Так и они свою дополнительную землю продали. Сколько Любаше звонили, приезжай, оформим, ты распорядишься, как надо, а она ни в какую. Замуж вышла вторично, у неё там дача есть, а вашего мне не надо, кричит. Ну они и продали, чем так отберут, лучше деньги получить. Потом та же Любаша поедом её есть будет, что это она под себя всё сгребла.
 Вот уж и Семён сдавать начал, нет нет, да прихворнёт, а к врачу в Можайск съездить не вытащишь, пройдёт, отлежусь говорит. Так себя и подзапустил. Хватились когда, добрались до врача, через скорую, отвезли его с острыми болями. Пролежал в больнице, почки лечили, хроническое уже стало. Лекарства постоянно нужны, а лекарства поди достань, да и кусаются.
 Тут смерти одна за другой посыпались. Сестра его Семёнова, Женя, умерла, следом и вторая, а потом из Воронежа сообщение пришло, брат умер. Вот так, старость не радость, сиротеть начали. А от молодых, от детей то есть, помощи не допросишься, у них свою жизнь в разгаре, сами с тяготами бьются, так что нужно только на самих себя и надеяться, выживать.
Как первый-то звоночек прозвонил в 91 году, так Семён вызвал нотариуса и представителя сельской управы, завещание составлять. Составил честь по чести в присутствии Клавы, оставил ей часть дома и земли в пользование, а другую часть внукам завещал. Детям ничего, кроме земли не оставил и ту под условием, что они землю-то внукам передадут.
 А Клавдия жить также до смерти в доме должна, а завещать свою долю не имеет права, она тоже внукам отойдёт. Не хочет Семён Иваныч, чтобы родовое гнездо разорилось. Вот тут, Любаша-то узнав о таком распоряжении отца норов свой и выказала. То ей ничего не нужно было, а то видишь ли обделили. И снова во всех грехах Клавдия выноватой вышла.
После этого скандала, Николай вдруг к Клавдии с просьбой подкатил, мол пусть Сергей у тебя живёт. Тебе тяжело уже одной за хозяйством приглядывать, Катя мол домой жить вернулась, мы двое, а Семён всё больше лежит. Помощь тебе нужна. Клавдия и приняла это за чистую монету, согласилась.
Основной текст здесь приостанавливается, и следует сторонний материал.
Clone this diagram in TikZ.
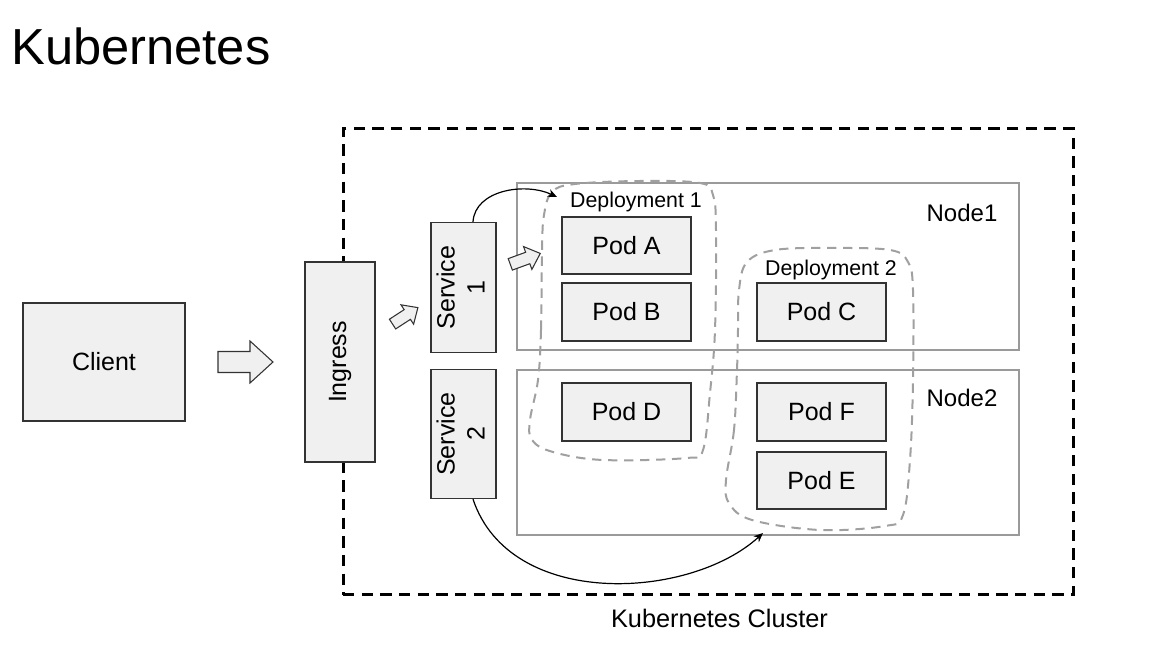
\documentclass[tikz,border=0pt]{standalone}
\usepackage{fontspec}
\setmainfont{Liberation Sans}
\usepackage{graphicx}
\usetikzlibrary{arrows.meta}
\definecolor{boxfill}{HTML}{F0F0F0}
\definecolor{boxline}{HTML}{333333}
\definecolor{nodeline}{HTML}{9A9A9A}
\definecolor{depline}{HTML}{A0A0A0}
\def\pxu{0.75pt}
\newcommand\bodyfont{\fontsize{18.75}{22.5}\selectfont}
\newcommand\titlefont{\fontsize{38}{44}\selectfont}
\newcommand\depfont{\fontsize{16}{19}\selectfont}
\newcommand\nodefont{\fontsize{18}{21}\selectfont}
\newcommand\clfont{\fontsize{19}{22}\selectfont}
\tikzset{
  box/.style={draw=boxline, fill=boxfill, line width=1pt, inner sep=0pt, font=\bodyfont},
  nodebox/.style={draw=nodeline, line width=1.1pt, inner sep=0pt},
  clusterbox/.style={draw=black, line width=2.25pt, dash pattern=on 8.5pt off 5.5pt, inner sep=0pt},
  depblob/.style={draw=depline, line width=1.5pt, dash pattern=on 7pt off 5pt},
  conn/.style={draw=black, line width=0.9pt, -{Stealth[length=7pt,width=6pt]}},
  fat/.style={draw=boxline, fill=boxfill, line width=0.8pt, line join=miter},
  fatarrow/.pic={\draw[fat] (-27,-10.5) -- (5,-10.5) -- (5,-21) -- (28,0) -- (5,21) -- (5,10.5) -- (-27,10.5) -- cycle;}
}
\begin{document}
\begin{tikzpicture}[x=0.75pt, y=-0.75pt]
\useasboundingbox (0,0) rectangle (1165,666);
% title
\node[anchor=base west, font=\titlefont, inner sep=0pt] (title) at (11,65) {Kubernetes};
% cluster
\node[clusterbox, minimum width=730*\pxu, minimum height=466*\pxu] (cluster) at (708,362) {};
\node[font=\clfont, inner sep=0pt, anchor=base] (cllab) at (719.5,628) {Kubernetes Cluster};
% worker nodes
\node[nodebox, minimum width=502*\pxu, minimum height=167*\pxu] (node1) at (768,266.5) {};
\node[nodebox, minimum width=502*\pxu, minimum height=165*\pxu] (node2) at (768,452.5) {};
\node[font=\nodefont, inner sep=0pt] (n1lab) at (962,213) {Node1};
\node[font=\nodefont, inner sep=0pt] (n2lab) at (962,398) {Node2};
% deployments
\draw[depblob] plot[smooth cycle, tension=0.6] coordinates {(542,250) (541,330) (538,380) (530,420) (532,440) (553,452) (603,460) (687,458) (703,450) (710,393) (715,330) (716,230) (713,195) (700,183) (640,181) (575,184) (552,192) (544,215)};
\draw[depblob] plot[smooth cycle, tension=0.6] coordinates {(737,370) (734,430) (726,480) (729,503) (752,520) (820,530) (885,526) (903,515) (910,460) (913,380) (913,290) (908,262) (890,250) (830,248) (775,250) (747,262) (739,290) (738,330)};
\node[font=\depfont, inner sep=0pt] (d1lab) at (636,202) {Deployment 1};
\node[font=\depfont, inner sep=0pt] (d2lab) at (831,270) {Deployment 2};
% pods
\node[box, minimum width=129*\pxu, minimum height=57*\pxu] (podA) at (626.5,245.5) {Pod A};
\node[box, minimum width=129*\pxu, minimum height=58*\pxu] (podB) at (626.5,312) {Pod B};
\node[box, minimum width=129*\pxu, minimum height=58*\pxu] (podC) at (821.5,312) {Pod C};
\node[box, minimum width=129*\pxu, minimum height=58*\pxu] (podD) at (626.5,412) {Pod D};
\node[box, minimum width=129*\pxu, minimum height=58*\pxu] (podF) at (821.5,412) {Pod F};
\node[box, minimum width=129*\pxu, minimum height=57*\pxu] (podE) at (821.5,480.5) {Pod E};
% services
\node[box, minimum width=65*\pxu, minimum height=130*\pxu] (svc1) at (463.5,287.5) {\rotatebox{90}{\begin{tabular}{@{}c@{}}Service\\1\end{tabular}}};
\node[box, minimum width=65*\pxu, minimum height=129*\pxu] (svc2) at (463.5,434) {\rotatebox{90}{\begin{tabular}{@{}c@{}}Service\\2\end{tabular}}};
% ingress and client
\node[box, minimum width=70*\pxu, minimum height=200*\pxu] (ingress) at (340,362) {\rotatebox{90}{Ingress}};
\node[box, minimum width=162*\pxu, minimum height=118*\pxu] (client) at (104,362) {Client};
% fat arrows
\pic at (245,362) {fatarrow};
\pic[rotate=33, scale=0.55] at (405,316) {fatarrow};
\pic[rotate=20, scale=0.58] at (525,259) {fatarrow};
% connectors
\coordinate (d1in) at (557,197);
\coordinate (d2in) at (763,533);
\draw[conn] ([xshift=9.5*\pxu]svc1.north) .. controls (475,190) and (525,182) .. (d1in);
\draw[conn] ([xshift=9.5*\pxu]svc2.south) .. controls (510,610) and (690,600) .. (d2in);
\end{tikzpicture}
\end{document}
Так Сергей у них и поселился, а сама Клавдия уже тоже от болезней страдает. Ноги отказывать начали, вены. Уж она и мазями и лекарством и бинтами, всё как врач велит, выполняет, а ноги скручивает, сводит, сил нет. И зябнуть они начали, а то наоборот огнём загораться. Клавдия теперь чуть не круглый год в валенках, либо в опорках, обрезанных валенках ходит. Иначе беда ногам.
А от Сергея не столько помощи, сколько колготни, да шума. Он ведь покомандовать любит, по своему учить, такой всезнайка, прости господи. А глядишь там не доделано, тут наперекосяк, здесь инструмент разбросан или поломан. Слёг хозяин и дела пошли в разлад.
А ещё Клавдия нехорошее заметила, деньги у неё пропадать начали, причём не углядишь, кто и когда. Народу в доме всё время много колготится. На внуков думать последнее дело, да и не привыкла Клавдия кого-то винить. Может сама потратила, да по рассеянности забыла? С Семёном посоветовалась, он велел ей деньги в сейф убирать.
 Сейф у него от работы прежней остался. Мол подальше положишь, поближе возмёшь, а ключ в одно потайное место прячь, чтобы никто, значит не доглядел. Стала так делать, кончились пропажи, только вот Сергей начал раздражённым ходить, то к одному, то к другому придираться. Неужто его работа, думает Клавдия, и тут же себя одёргивает, не пойман, не вор.